In 2008, the Commission proposed a rule that would have allowed ETFs to operate without an exemptive order, provided that they meet certain conditions.  At the time the rule was proposed, there were only 60 orders, which covered approximately $580 billion in total ETF assets.  That rule was not adopted, and the ETF space continued to grow and diverge under the exemptive application rubric.  In hindsight, that was a missed opportunity, as it is now clear that a common framework for approval of certain ETFs is more appropriate than allowing for continued growth and divergence under an exemptive order regime.

With that in mind, today we are considering the proposal of a new rule that would bring greater consistency, transparency, and efficiency to the regulatory framework for ETFs, and would facilitate greater competition and innovation in the ETF market.  It would eliminate the cost and expense of the exemptive order process for most ETFs.  The proposed rule also would free up valuable staff time to focus on matters that would have a greater impact on markets and investors.

The proposed rule would cover most ETFs operating today and all similar ETFs that sponsors may seek to launch in the future.  To achieve that consistent, transparent, and efficient regulatory regime, the proposal would rescind the existing exemptive orders granted to eligible ETFs.  This would level the playing field across those ETFs, and – because the conditions of the proposed rule are generally consistent with the conditions of our exemptive orders – would do so without placing a significant burden on existing ETFs to comply with the proposed rule.

But, the rule would not cover all ETFs.  The exemptive order process would continue to apply to certain ETFs, such as ETF structures that have limited interest or raise considerations that are outside the scope of the proposal.  I believe that the staff’s recommendation carefully and thoughtfully distinguishes which ETFs would be eligible for the new rule and which would continue to be subject to the exemptive order process.

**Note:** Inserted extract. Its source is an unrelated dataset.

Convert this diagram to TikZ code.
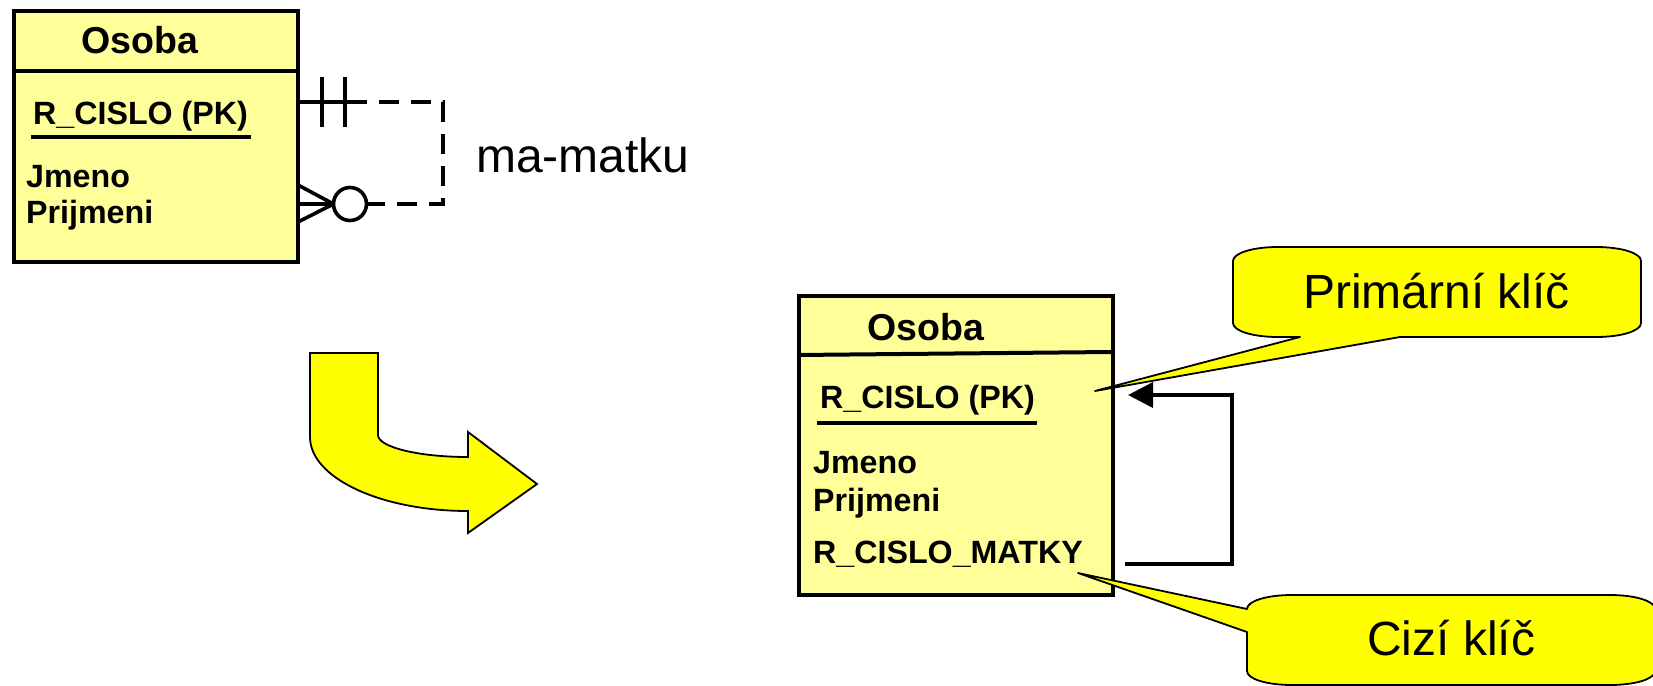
\documentclass[tikz,border=0pt]{standalone}
\usepackage{fontspec}
\setmainfont{Liberation Sans}
\usetikzlibrary{arrows.meta}
\definecolor{boxfill}{RGB}{255,255,153}
\definecolor{callfill}{RGB}{255,255,0}
\begin{document}
\begin{tikzpicture}[x=1pt,y=-1pt,
  ebox/.style={draw=black,fill=boxfill,line width=4pt,inner sep=0pt,anchor=north west},
  title/.style={font=\fontsize{37.5}{45}\selectfont\bfseries,inner sep=0pt,anchor=base west},
  attr/.style={font=\fontsize{32.2}{38}\selectfont\bfseries,inner sep=0pt,anchor=base west},
  big/.style={font=\fontsize{48}{57}\selectfont,inner sep=0pt,anchor=base west},
  rel/.style={line width=3.6pt},
  reldash/.style={line width=3.6pt,dash pattern=on 20pt off 12pt},
  calloutshape/.style={draw=black,fill=callfill,line width=1.8pt,line join=round},
  link/.style={line width=3.6pt,line join=miter}
]
\useasboundingbox (0,0) rectangle (1653,685);
\fill[white] (0,0) rectangle (1653,685);

% ---------- left entity ----------
\node[ebox,minimum width=284pt,minimum height=251pt] (L) at (12,9) {};
\draw[line width=4pt] (12,71) -- (296,71);
\node[title] (Lt) at (81,54) {Osoba};
\node[attr] (Lpk) at (33,124) {R\_CISLO (PK)};
\draw[line width=4.2pt] (31,137) -- (251,137);
\node[attr] (Lj) at (26,187) {Jmeno};
\node[attr] (Lp) at (26,223) {Prijmeni};

% ---------- self relationship ----------
\coordinate (a1) at (298,102);
\coordinate (a2) at (347,102);
\coordinate (c1) at (443,102);
\coordinate (c2) at (443,204);
\coordinate (o) at (350,204);
\coordinate (oR) at (366.5,204);
\coordinate (f) at (333.5,204);
\draw[reldash] (a2) -- (c1) -- (c2) -- (oR);
\draw[rel] (a1) -- (a2);
\draw[rel] (322,77) -- (322,127);
\draw[rel] (345,77) -- (345,127);
\draw[rel] (o) circle[radius=16.5];
\draw[rel] (298,185) -- (f);
\draw[rel] (298,204) -- (f);
\draw[rel] (298,222) -- (f);
\node[big] (rl) at (476,172) {ma-matku};

% ---------- bent arrow ----------
\draw[fill=callfill,line width=1.8pt,line join=miter]
  (310,353) -- (378,353) -- (378,435)
  .. controls (378,447) and (418,457) .. (468,457)
  -- (468,432) -- (537,484) -- (468,533) -- (468,511)
  .. controls (381,511) and (310,478) .. (310,437) -- cycle;

% ---------- right entity ----------
\node[ebox,minimum width=314pt,minimum height=299pt] (R) at (797,294) {};
\draw[line width=4pt] (797,355) -- (1111,352);
\node[title] (Rt) at (867,340) {Osoba};
\node[attr] (Rpk) at (820,408) {R\_CISLO (PK)};
\draw[line width=4.2pt] (817,423) -- (1037,423);
\node[attr] (Rj) at (813,473) {Jmeno};
\node[attr] (Rp) at (813,511) {Prijmeni};
\node[attr] (Rfk) at (813,563) {R\_CISLO\_MATKY};

% foreign key link
\coordinate (k1) at (1125,564);
\coordinate (k2) at (1232,564);
\coordinate (k3) at (1232,395);
\coordinate (k4) at (1128,395);
\draw[link,-{Triangle[length=25pt,width=25pt]}] (k1) -- (k2) -- (k3) -- (k4);

% ---------- callout: Primarni klic ----------
\draw[calloutshape]
  (1278,247) -- (1596,247)
  .. controls (1621,247) and (1641,253) .. (1641,261)
  -- (1641,323)
  .. controls (1641,331) and (1621,337) .. (1596,337)
  -- (1400,337) -- (1095,391) -- (1300,337) -- (1278,337)
  .. controls (1253,337) and (1233,331) .. (1233,323)
  -- (1233,261)
  .. controls (1233,253) and (1253,247) .. (1278,247) -- cycle;
\node[big] (pk) at (1303,308) {Primární klíč};

% ---------- callout: Cizi klic ----------
\draw[calloutshape]
  (1292,595) -- (1610,595)
  .. controls (1635,595) and (1655,601) .. (1655,609)
  -- (1655,671)
  .. controls (1655,679) and (1635,685) .. (1610,685)
  -- (1292,685)
  .. controls (1267,685) and (1247,679) .. (1247,671)
  -- (1247,632) -- (1078,573) -- (1247,609)
  .. controls (1247,601) and (1267,595) .. (1292,595) -- cycle;
\node[big] (fk) at (1367,655) {Cizí klíč};
\end{tikzpicture}
\end{document}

And with that, I would like to thank the staff for their dedication and rigorous work on this proposal.  Specifically, I would like to thank:

From the Division of Investment Management:  Dalia Blass, Sarah ten Siethoff, Timothy Husson, Brian Johnson, Daniele Marchesani, Christian Sandoe, Melissa Gainor, Jacob Krawitz, Sumeera Younis, Zeena Abdul-Rahman, Joel Cavanaugh, Timothy Dulaney, John Foley, and Kay-Mario Vobis.

From the Office of the General Counsel:  Lori Price, Marie-Louise Huth, Bob Bagnall, Maureen Johansen, and Emily Rosen.

From the Division of Economic Risk and Analysis:  Chyhe Becker, Scott Bauguess, Lauren Moore, Anzhela Knyazeva, Michael Anderson, Haimanot Gebeyehu, Chantel Hernandez, Jennifer Juergens, Alexander Schiller, and Rooholah Hadadi.

From the Division of Trading and Markets:  Michael Coe, John Guidroz, Molly Kim, and Darren Vieira.

And from the Division of Corporation Finance: Amy Starr.

Now I will turn it over to Dalia Blass, our Director of the Division of Investment Management.

 

[1]           See Gerrard Cohen, Millennials Show More Love for ETFs (and Vice Versa) Than Their Parents Do, The Wall Street Journal, Sept. 5, 2016.